_Dataset excerpts:_
<<<<

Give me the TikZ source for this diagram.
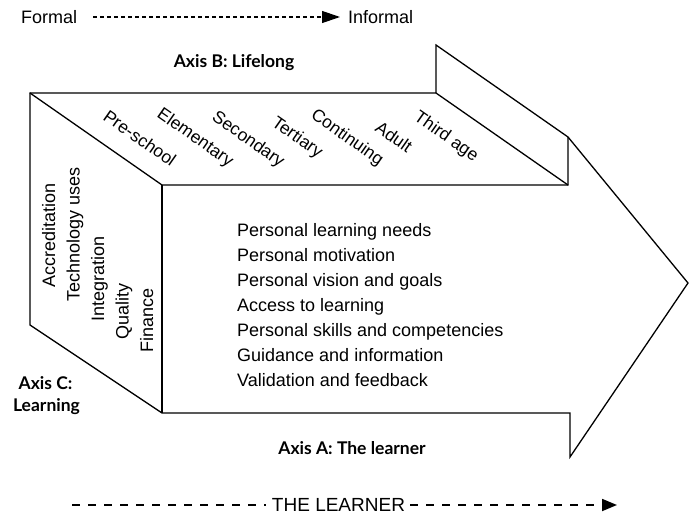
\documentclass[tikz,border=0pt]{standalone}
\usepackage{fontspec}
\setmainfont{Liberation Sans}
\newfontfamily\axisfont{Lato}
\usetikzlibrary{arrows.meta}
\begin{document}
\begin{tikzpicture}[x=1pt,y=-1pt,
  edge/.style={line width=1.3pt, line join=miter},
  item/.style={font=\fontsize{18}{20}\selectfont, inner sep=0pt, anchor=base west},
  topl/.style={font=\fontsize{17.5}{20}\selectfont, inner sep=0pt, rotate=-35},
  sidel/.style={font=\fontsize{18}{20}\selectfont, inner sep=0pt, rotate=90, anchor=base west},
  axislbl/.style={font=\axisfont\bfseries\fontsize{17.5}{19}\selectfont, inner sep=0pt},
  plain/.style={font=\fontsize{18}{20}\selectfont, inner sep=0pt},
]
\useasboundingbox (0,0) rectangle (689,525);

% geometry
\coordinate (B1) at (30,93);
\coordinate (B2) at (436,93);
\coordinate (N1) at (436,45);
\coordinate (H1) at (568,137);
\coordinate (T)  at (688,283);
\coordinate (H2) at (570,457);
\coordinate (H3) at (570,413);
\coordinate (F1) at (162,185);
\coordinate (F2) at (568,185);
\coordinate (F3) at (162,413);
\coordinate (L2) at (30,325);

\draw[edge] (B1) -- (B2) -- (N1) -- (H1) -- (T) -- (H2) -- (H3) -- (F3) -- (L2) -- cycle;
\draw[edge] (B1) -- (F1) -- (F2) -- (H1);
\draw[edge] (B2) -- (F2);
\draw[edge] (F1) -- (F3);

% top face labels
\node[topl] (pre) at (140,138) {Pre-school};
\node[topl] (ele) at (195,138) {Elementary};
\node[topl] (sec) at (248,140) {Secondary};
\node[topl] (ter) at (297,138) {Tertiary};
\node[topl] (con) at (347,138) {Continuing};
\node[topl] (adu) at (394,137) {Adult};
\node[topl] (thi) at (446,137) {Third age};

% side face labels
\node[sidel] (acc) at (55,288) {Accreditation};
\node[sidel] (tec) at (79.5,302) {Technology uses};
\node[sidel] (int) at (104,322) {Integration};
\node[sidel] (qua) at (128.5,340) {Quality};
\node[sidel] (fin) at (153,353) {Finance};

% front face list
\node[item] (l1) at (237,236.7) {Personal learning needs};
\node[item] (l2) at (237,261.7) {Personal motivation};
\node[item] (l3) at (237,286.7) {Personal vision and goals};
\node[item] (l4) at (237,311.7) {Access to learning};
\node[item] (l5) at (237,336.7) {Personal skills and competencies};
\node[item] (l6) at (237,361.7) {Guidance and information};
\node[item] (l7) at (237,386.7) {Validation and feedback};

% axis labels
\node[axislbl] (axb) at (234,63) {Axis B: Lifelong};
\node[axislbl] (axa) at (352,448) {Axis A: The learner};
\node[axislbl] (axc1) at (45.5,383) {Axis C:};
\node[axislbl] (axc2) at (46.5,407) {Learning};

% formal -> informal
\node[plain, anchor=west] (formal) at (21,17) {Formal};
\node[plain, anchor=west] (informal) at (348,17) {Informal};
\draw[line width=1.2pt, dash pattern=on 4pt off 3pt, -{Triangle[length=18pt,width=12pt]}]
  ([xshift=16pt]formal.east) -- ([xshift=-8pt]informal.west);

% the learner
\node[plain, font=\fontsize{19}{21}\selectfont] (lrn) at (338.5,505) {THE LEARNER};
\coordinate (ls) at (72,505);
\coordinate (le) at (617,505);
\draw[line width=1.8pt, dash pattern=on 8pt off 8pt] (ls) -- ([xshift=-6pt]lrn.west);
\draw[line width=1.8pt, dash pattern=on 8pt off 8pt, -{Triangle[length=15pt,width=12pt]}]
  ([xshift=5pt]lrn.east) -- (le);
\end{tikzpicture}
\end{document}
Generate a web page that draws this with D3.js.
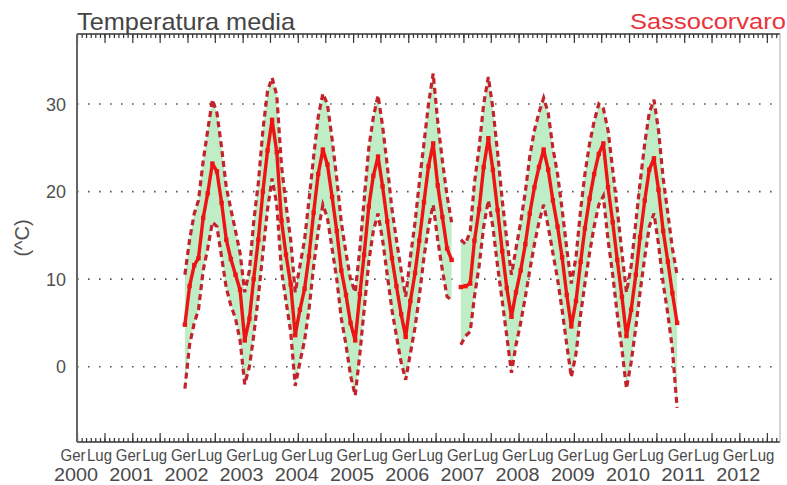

>>>>

_Task requirements:_
Say, as a bare number, how many lines in the entries above include the string "this".

_Expected output:_
2